--- INPUT ---
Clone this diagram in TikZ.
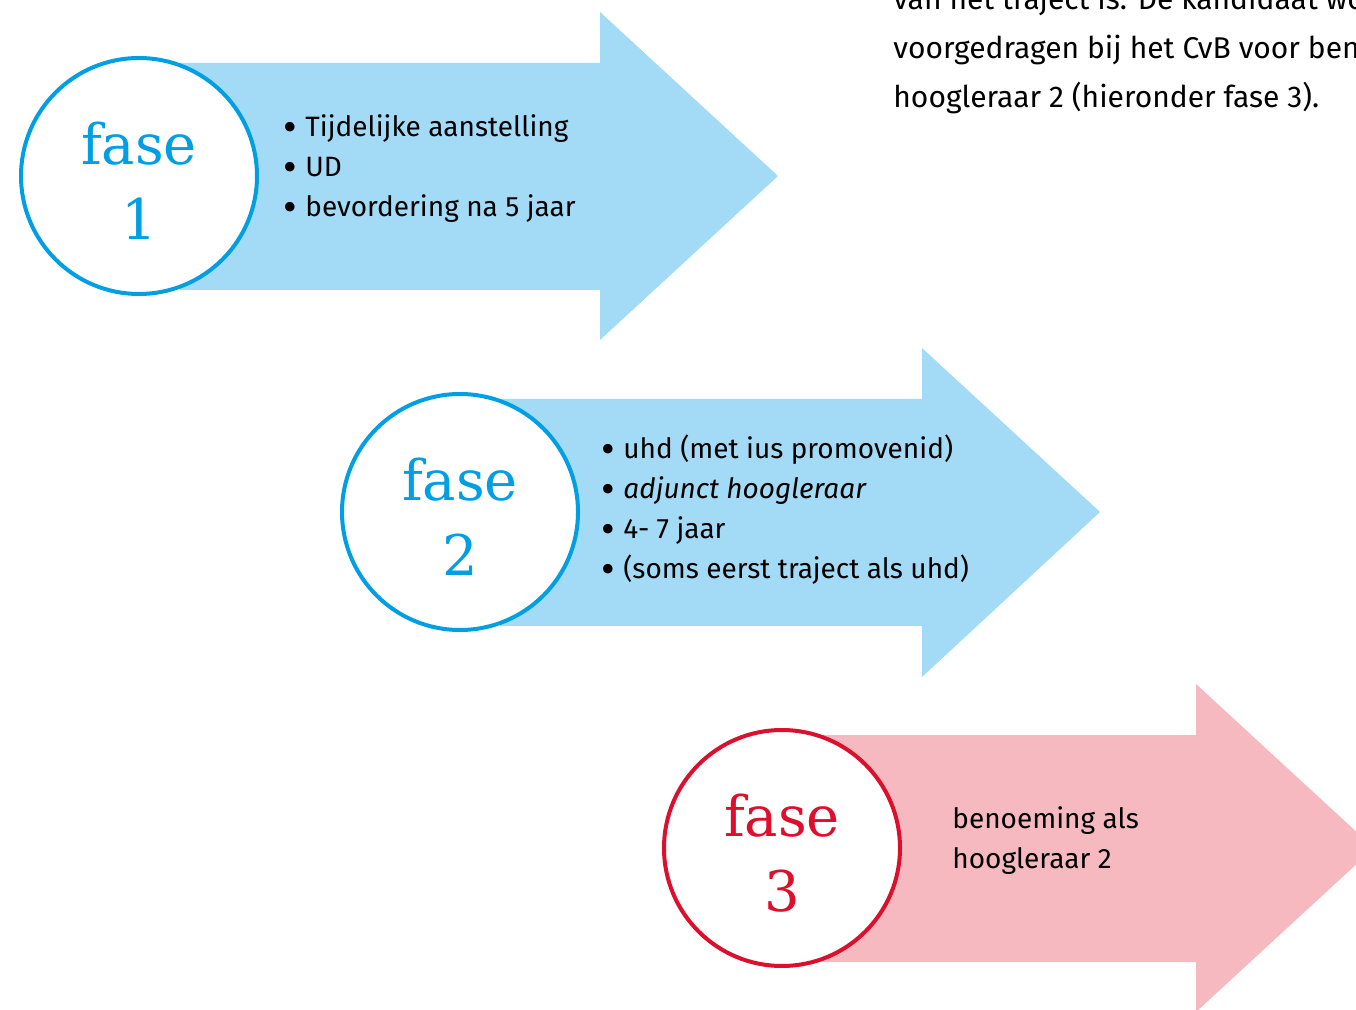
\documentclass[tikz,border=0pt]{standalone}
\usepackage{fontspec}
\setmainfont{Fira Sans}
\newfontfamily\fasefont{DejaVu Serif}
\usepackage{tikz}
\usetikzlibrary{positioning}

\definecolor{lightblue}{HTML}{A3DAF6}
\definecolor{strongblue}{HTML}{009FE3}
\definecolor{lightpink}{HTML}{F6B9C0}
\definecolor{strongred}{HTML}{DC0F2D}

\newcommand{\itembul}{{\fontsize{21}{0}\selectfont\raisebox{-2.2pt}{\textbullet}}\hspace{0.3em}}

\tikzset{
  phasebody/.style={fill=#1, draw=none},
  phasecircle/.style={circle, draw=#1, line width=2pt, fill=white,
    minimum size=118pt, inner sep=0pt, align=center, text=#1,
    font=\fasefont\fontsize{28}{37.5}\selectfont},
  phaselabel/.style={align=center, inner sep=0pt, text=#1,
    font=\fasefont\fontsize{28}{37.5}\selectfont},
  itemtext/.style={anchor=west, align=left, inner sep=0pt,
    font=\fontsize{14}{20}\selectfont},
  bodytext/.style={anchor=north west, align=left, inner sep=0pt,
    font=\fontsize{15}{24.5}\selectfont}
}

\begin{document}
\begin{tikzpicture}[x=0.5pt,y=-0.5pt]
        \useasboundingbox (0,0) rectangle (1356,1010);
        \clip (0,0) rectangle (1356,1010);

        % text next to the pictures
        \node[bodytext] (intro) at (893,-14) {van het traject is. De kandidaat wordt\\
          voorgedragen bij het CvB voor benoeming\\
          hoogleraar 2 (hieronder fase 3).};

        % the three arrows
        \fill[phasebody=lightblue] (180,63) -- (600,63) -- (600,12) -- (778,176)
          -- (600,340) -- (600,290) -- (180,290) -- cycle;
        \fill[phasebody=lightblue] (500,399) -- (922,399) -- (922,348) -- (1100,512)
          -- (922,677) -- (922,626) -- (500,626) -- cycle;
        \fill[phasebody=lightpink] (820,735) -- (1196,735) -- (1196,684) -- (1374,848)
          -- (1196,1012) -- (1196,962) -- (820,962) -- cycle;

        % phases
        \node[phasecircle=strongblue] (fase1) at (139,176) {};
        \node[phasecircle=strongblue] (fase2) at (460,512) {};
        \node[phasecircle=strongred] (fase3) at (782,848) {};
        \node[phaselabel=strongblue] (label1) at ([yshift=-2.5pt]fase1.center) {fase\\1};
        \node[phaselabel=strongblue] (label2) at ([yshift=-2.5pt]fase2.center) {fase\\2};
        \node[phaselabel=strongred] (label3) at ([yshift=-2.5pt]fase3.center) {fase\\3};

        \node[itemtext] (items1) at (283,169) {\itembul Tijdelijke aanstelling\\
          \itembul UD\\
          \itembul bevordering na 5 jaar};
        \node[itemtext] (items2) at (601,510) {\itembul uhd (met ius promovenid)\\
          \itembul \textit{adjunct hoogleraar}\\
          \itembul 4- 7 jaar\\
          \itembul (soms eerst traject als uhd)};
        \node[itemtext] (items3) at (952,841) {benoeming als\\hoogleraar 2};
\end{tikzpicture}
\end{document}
---
--- INPUT ---
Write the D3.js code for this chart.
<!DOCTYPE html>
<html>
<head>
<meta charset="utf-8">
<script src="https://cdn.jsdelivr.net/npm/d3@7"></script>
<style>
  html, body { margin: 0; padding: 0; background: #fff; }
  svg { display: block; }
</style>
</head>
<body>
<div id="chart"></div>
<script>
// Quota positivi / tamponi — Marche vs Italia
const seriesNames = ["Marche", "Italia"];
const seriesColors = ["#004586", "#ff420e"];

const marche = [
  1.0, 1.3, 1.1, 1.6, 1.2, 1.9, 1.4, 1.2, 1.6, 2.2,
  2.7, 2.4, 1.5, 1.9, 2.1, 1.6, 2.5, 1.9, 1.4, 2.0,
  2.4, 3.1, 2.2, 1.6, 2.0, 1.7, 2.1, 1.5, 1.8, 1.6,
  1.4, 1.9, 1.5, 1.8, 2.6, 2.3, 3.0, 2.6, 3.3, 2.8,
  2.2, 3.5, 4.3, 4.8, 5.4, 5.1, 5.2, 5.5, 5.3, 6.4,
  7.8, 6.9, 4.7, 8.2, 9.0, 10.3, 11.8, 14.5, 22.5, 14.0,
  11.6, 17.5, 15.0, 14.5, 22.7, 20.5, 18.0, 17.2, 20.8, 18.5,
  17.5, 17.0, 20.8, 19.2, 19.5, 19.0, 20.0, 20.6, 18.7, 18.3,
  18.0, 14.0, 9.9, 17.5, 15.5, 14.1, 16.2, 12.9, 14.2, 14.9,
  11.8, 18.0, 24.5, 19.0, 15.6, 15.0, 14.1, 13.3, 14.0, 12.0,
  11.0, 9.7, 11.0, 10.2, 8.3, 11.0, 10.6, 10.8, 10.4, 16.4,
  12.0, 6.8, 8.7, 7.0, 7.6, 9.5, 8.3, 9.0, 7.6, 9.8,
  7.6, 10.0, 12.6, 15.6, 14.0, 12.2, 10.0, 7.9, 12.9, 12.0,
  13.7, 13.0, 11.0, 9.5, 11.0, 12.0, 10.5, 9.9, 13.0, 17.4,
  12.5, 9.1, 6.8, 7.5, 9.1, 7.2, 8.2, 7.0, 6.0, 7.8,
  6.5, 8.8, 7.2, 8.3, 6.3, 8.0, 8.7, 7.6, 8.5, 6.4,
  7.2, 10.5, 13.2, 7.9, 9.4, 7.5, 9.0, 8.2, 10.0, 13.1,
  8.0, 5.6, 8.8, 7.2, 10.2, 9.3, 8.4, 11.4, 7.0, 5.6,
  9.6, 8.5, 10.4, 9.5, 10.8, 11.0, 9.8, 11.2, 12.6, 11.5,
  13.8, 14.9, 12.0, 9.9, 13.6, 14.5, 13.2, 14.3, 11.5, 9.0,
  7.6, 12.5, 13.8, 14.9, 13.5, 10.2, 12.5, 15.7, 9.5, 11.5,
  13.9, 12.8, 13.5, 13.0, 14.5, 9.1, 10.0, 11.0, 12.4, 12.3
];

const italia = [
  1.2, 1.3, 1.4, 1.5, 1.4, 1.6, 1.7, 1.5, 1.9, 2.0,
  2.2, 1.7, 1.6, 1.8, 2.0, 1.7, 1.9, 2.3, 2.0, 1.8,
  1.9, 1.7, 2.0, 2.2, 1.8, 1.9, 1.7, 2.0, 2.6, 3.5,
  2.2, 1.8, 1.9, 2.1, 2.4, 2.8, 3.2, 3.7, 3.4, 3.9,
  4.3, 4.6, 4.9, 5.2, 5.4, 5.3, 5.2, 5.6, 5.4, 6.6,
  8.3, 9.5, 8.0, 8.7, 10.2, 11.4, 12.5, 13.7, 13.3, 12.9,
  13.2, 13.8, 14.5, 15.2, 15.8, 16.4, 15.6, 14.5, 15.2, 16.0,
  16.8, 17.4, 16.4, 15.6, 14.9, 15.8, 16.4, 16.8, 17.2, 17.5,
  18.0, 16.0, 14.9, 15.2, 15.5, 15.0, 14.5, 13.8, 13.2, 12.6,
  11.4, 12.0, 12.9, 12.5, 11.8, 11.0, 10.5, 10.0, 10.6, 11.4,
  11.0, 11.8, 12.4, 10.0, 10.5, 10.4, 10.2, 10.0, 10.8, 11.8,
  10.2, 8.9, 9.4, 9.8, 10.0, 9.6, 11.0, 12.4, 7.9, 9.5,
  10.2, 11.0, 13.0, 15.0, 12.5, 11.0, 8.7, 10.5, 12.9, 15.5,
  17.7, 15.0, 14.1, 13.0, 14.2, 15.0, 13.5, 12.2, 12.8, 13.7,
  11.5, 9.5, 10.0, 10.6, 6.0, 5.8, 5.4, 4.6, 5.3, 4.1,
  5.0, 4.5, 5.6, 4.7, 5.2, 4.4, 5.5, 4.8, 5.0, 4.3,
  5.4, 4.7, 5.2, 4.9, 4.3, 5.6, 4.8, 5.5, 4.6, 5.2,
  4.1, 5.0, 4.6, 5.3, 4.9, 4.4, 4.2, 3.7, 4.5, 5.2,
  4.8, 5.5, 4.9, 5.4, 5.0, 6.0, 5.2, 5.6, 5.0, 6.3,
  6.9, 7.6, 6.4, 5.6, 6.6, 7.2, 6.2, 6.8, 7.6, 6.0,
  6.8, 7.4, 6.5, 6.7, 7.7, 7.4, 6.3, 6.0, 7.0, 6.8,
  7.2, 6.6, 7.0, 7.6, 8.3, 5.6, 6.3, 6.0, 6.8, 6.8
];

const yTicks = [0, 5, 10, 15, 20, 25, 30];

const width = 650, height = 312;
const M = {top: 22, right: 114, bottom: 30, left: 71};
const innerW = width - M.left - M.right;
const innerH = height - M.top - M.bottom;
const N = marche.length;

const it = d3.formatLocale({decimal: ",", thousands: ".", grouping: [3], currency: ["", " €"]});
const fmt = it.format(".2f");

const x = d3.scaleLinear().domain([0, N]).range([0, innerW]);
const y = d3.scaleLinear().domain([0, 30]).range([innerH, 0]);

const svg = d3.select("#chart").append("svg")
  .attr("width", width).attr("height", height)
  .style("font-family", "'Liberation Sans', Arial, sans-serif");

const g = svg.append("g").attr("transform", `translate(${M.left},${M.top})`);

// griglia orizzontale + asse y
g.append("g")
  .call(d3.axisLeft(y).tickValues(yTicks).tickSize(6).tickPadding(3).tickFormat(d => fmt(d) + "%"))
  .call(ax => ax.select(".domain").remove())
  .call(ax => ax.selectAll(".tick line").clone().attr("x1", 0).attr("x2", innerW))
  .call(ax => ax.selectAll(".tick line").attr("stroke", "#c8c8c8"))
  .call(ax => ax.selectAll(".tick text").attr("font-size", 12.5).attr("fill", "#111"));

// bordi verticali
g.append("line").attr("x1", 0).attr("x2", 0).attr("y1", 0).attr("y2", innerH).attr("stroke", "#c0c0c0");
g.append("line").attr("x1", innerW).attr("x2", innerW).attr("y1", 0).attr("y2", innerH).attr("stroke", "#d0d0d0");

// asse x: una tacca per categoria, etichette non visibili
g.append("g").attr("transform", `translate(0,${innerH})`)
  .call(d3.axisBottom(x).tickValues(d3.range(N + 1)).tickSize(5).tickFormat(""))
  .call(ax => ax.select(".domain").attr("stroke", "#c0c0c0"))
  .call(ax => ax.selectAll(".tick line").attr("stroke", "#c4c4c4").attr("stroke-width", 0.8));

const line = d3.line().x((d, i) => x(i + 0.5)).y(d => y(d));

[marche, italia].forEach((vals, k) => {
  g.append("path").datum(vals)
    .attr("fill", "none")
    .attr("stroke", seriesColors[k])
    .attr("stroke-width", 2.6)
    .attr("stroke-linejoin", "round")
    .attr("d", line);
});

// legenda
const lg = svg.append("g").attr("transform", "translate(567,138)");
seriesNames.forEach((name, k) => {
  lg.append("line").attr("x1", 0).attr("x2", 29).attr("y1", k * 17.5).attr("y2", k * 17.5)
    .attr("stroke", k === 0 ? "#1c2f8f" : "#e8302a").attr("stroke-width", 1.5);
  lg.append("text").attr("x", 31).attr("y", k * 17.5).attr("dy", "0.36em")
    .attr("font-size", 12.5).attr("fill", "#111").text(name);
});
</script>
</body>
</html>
---
**GIVEN PROBLEM:**
Nothing but the lines from the one with "Clone this diagram in TikZ." through the one with "hoogleraar 2 (hieronder" should be copied, word for word. Pictures are left out.

**TASK OUTPUT:**
Clone this diagram in TikZ.
\documentclass[tikz,border=0pt]{standalone}
\usepackage{fontspec}
\setmainfont{Fira Sans}
\newfontfamily\fasefont{DejaVu Serif}
\usepackage{tikz}
\usetikzlibrary{positioning}

\definecolor{lightblue}{HTML}{A3DAF6}
\definecolor{strongblue}{HTML}{009FE3}
\definecolor{lightpink}{HTML}{F6B9C0}
\definecolor{strongred}{HTML}{DC0F2D}

\newcommand{\itembul}{{\fontsize{21}{0}\selectfont\raisebox{-2.2pt}{\textbullet}}\hspace{0.3em}}

\tikzset{
  phasebody/.style={fill=#1, draw=none},
  phasecircle/.style={circle, draw=#1, line width=2pt, fill=white,
    minimum size=118pt, inner sep=0pt, align=center, text=#1,
    font=\fasefont\fontsize{28}{37.5}\selectfont},
  phaselabel/.style={align=center, inner sep=0pt, text=#1,
    font=\fasefont\fontsize{28}{37.5}\selectfont},
  itemtext/.style={anchor=west, align=left, inner sep=0pt,
    font=\fontsize{14}{20}\selectfont},
  bodytext/.style={anchor=north west, align=left, inner sep=0pt,
    font=\fontsize{15}{24.5}\selectfont}
}

\begin{document}
\begin{tikzpicture}[x=0.5pt,y=-0.5pt]
        \useasboundingbox (0,0) rectangle (1356,1010);
        \clip (0,0) rectangle (1356,1010);

        % text next to the pictures
        \node[bodytext] (intro) at (893,-14) {van het traject is. De kandidaat wordt\\
          voorgedragen bij het CvB voor benoeming\\
          hoogleraar 2 (hieronder fase 3).};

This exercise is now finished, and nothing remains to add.